_DATASET EXTRACT_

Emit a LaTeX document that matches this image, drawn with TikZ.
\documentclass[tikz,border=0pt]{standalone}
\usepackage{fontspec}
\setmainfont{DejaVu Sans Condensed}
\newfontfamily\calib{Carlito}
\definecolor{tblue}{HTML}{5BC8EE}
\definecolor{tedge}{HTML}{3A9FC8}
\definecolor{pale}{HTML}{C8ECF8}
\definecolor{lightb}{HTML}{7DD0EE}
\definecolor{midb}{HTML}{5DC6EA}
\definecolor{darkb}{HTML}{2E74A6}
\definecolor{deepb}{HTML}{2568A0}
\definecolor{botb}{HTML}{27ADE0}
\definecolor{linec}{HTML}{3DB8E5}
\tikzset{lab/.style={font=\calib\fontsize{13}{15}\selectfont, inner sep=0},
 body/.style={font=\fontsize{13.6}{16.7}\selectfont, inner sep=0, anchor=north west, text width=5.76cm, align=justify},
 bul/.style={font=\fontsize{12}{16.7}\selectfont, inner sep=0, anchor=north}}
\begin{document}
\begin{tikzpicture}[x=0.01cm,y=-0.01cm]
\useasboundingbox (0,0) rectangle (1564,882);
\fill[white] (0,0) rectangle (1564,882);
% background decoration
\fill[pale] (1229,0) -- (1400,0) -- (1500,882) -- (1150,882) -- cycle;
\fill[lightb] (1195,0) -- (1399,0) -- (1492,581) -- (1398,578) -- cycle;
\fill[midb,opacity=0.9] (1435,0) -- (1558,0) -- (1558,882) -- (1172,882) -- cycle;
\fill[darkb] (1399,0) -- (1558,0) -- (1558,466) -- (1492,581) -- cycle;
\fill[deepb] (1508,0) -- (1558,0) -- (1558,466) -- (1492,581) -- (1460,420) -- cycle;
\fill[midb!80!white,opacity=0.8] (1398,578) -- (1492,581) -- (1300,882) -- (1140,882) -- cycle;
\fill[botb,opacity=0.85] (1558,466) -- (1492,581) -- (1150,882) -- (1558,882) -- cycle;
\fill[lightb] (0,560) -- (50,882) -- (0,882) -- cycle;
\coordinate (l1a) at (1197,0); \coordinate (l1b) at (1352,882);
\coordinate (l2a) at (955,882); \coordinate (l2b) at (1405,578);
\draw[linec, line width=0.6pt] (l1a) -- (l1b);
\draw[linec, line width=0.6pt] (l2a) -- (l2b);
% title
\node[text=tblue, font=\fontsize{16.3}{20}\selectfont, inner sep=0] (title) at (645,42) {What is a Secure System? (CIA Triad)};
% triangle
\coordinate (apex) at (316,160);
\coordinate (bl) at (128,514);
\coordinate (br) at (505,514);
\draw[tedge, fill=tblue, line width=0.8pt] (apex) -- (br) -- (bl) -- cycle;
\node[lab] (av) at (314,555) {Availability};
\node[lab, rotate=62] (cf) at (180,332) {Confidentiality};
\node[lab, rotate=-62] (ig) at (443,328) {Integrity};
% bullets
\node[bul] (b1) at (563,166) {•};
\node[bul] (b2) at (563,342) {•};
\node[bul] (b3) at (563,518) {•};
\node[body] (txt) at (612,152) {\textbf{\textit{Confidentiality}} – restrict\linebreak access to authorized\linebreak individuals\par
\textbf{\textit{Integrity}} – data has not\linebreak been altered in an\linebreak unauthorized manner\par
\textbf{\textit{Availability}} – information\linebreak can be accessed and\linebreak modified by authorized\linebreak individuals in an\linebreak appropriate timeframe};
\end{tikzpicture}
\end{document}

* * *

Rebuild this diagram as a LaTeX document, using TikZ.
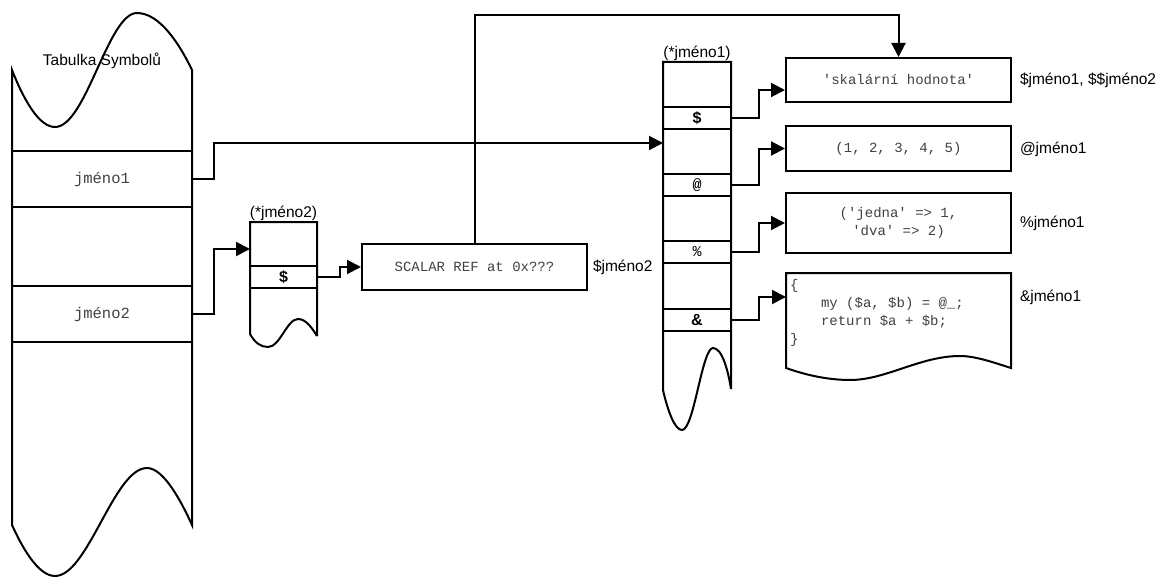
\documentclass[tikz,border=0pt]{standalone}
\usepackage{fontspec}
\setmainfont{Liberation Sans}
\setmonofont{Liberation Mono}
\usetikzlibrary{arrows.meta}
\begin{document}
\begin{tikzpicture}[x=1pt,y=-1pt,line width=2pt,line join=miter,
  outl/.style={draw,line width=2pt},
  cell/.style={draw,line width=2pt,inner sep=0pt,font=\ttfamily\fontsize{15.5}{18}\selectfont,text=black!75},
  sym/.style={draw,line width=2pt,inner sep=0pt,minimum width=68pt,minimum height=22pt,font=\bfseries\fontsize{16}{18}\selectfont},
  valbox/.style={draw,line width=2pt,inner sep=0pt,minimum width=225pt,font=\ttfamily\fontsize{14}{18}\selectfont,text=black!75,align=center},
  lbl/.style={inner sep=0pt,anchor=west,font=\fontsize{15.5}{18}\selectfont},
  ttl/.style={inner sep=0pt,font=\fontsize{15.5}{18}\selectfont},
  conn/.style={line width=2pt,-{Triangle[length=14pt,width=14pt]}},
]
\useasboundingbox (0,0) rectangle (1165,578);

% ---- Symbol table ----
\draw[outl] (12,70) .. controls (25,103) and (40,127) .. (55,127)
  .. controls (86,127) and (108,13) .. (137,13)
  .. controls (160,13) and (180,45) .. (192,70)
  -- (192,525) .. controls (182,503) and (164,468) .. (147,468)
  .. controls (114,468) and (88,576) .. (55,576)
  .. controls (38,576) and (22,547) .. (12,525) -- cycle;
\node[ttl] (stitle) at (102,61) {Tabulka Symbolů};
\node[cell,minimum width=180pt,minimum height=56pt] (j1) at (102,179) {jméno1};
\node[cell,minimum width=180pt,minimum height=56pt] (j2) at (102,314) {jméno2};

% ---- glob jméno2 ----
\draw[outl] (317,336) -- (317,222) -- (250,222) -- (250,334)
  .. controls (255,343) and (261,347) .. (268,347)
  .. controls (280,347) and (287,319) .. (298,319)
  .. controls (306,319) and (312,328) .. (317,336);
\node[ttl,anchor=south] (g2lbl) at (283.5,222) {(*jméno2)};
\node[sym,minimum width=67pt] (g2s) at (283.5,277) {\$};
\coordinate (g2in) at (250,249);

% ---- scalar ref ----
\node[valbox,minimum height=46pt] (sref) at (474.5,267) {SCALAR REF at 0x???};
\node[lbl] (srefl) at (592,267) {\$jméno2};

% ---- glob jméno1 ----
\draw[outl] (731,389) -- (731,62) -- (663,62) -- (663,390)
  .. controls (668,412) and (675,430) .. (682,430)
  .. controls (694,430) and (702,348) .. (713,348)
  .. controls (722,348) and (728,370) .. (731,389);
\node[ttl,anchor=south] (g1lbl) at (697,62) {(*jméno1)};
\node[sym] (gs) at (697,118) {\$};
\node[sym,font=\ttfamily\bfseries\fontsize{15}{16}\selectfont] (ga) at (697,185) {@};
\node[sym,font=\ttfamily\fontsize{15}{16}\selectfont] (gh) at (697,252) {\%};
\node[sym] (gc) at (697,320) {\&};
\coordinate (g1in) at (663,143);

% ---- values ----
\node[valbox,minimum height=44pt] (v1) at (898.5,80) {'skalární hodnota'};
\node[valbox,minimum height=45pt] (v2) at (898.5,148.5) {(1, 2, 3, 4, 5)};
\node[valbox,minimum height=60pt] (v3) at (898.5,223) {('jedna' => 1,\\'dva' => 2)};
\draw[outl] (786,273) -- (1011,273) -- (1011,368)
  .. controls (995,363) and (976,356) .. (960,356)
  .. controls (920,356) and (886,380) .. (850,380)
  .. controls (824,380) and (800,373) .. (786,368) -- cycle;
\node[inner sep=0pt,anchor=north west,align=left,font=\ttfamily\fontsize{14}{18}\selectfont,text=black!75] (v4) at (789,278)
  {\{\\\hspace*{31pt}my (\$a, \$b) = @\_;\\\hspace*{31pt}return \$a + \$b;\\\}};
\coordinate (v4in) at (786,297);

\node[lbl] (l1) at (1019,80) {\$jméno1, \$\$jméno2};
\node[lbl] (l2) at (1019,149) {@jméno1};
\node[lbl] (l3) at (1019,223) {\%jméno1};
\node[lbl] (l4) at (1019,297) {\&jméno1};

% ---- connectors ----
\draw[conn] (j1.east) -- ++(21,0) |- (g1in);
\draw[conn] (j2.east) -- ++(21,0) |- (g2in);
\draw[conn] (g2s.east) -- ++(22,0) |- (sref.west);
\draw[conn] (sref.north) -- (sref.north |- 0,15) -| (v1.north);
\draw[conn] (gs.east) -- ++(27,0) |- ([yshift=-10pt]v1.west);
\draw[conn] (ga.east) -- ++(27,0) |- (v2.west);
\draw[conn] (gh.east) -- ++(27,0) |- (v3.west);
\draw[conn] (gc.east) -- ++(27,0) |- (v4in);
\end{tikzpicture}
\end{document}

--

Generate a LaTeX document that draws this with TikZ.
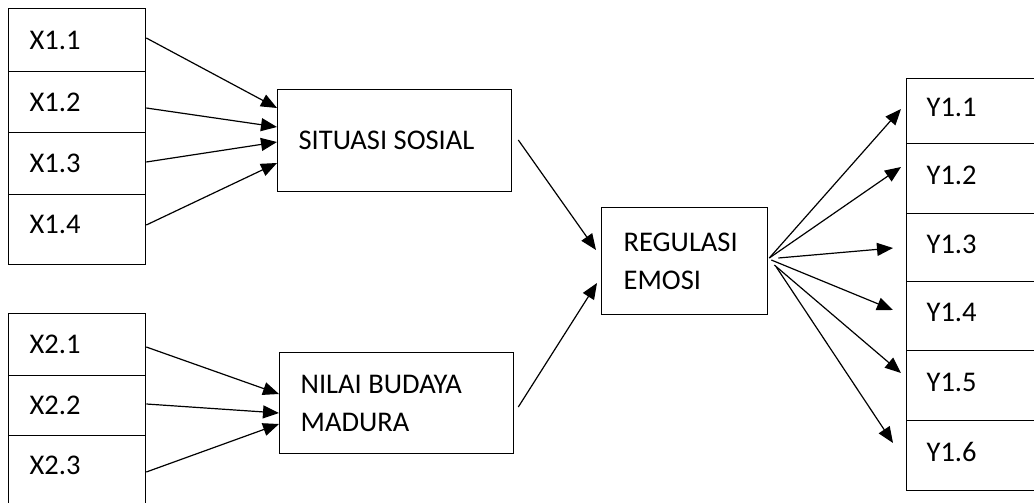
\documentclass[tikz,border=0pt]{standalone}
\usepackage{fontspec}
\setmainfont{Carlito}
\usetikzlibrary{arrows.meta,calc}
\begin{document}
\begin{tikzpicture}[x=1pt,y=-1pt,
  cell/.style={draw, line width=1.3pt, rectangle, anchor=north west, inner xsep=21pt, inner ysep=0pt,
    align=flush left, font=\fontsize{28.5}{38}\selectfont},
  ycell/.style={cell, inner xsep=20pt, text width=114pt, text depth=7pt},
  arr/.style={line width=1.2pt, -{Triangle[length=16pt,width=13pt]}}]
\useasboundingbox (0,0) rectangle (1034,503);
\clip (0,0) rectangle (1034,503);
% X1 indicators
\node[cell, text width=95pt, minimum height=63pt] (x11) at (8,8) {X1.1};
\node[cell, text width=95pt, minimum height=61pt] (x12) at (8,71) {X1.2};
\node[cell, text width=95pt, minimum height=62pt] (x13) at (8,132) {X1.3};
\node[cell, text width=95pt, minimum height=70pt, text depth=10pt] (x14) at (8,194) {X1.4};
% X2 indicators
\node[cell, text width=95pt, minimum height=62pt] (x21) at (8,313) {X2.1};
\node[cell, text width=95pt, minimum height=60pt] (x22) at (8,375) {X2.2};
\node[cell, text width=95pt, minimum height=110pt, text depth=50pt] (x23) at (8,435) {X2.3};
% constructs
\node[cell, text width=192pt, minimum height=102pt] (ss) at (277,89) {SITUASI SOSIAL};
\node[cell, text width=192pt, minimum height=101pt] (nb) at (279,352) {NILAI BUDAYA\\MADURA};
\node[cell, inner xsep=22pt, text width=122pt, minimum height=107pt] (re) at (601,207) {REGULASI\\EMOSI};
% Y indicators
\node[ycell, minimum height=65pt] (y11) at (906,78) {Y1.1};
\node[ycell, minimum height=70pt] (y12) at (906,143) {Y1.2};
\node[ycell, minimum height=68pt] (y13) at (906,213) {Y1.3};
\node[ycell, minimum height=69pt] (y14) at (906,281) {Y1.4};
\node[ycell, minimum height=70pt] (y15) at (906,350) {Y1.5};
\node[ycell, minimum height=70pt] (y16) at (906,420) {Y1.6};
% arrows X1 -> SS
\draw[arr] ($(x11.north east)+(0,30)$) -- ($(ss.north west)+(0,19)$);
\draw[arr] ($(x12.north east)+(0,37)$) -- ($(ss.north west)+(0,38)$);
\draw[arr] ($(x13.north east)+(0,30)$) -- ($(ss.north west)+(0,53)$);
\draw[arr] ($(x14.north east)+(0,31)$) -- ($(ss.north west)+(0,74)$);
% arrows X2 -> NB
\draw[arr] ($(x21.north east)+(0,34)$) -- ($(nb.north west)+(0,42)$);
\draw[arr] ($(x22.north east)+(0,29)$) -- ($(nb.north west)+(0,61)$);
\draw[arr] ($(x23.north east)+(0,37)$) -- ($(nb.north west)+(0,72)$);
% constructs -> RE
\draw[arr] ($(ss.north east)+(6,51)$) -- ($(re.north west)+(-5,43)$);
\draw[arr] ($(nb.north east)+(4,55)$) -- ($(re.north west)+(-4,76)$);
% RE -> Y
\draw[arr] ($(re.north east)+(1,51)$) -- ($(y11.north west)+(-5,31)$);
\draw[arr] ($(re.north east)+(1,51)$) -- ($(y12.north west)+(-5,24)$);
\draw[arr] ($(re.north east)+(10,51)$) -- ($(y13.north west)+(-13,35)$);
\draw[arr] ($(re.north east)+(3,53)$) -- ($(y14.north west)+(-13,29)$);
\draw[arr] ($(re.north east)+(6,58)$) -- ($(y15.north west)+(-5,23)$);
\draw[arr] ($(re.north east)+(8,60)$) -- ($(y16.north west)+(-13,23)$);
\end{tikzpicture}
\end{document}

_DIRECTIVE_
Going back to the data above, write out everything from the line with "Rebuild this diagram" down to the line with "(0,0) rectangle (1165,578);", both included, leaving every picture out.

_FINISHED ANSWER_
Rebuild this diagram as a LaTeX document, using TikZ.
\documentclass[tikz,border=0pt]{standalone}
\usepackage{fontspec}
\setmainfont{Liberation Sans}
\setmonofont{Liberation Mono}
\usetikzlibrary{arrows.meta}
\begin{document}
\begin{tikzpicture}[x=1pt,y=-1pt,line width=2pt,line join=miter,
  outl/.style={draw,line width=2pt},
  cell/.style={draw,line width=2pt,inner sep=0pt,font=\ttfamily\fontsize{15.5}{18}\selectfont,text=black!75},
  sym/.style={draw,line width=2pt,inner sep=0pt,minimum width=68pt,minimum height=22pt,font=\bfseries\fontsize{16}{18}\selectfont},
  valbox/.style={draw,line width=2pt,inner sep=0pt,minimum width=225pt,font=\ttfamily\fontsize{14}{18}\selectfont,text=black!75,align=center},
  lbl/.style={inner sep=0pt,anchor=west,font=\fontsize{15.5}{18}\selectfont},
  ttl/.style={inner sep=0pt,font=\fontsize{15.5}{18}\selectfont},
  conn/.style={line width=2pt,-{Triangle[length=14pt,width=14pt]}},
]
\useasboundingbox (0,0) rectangle (1165,578);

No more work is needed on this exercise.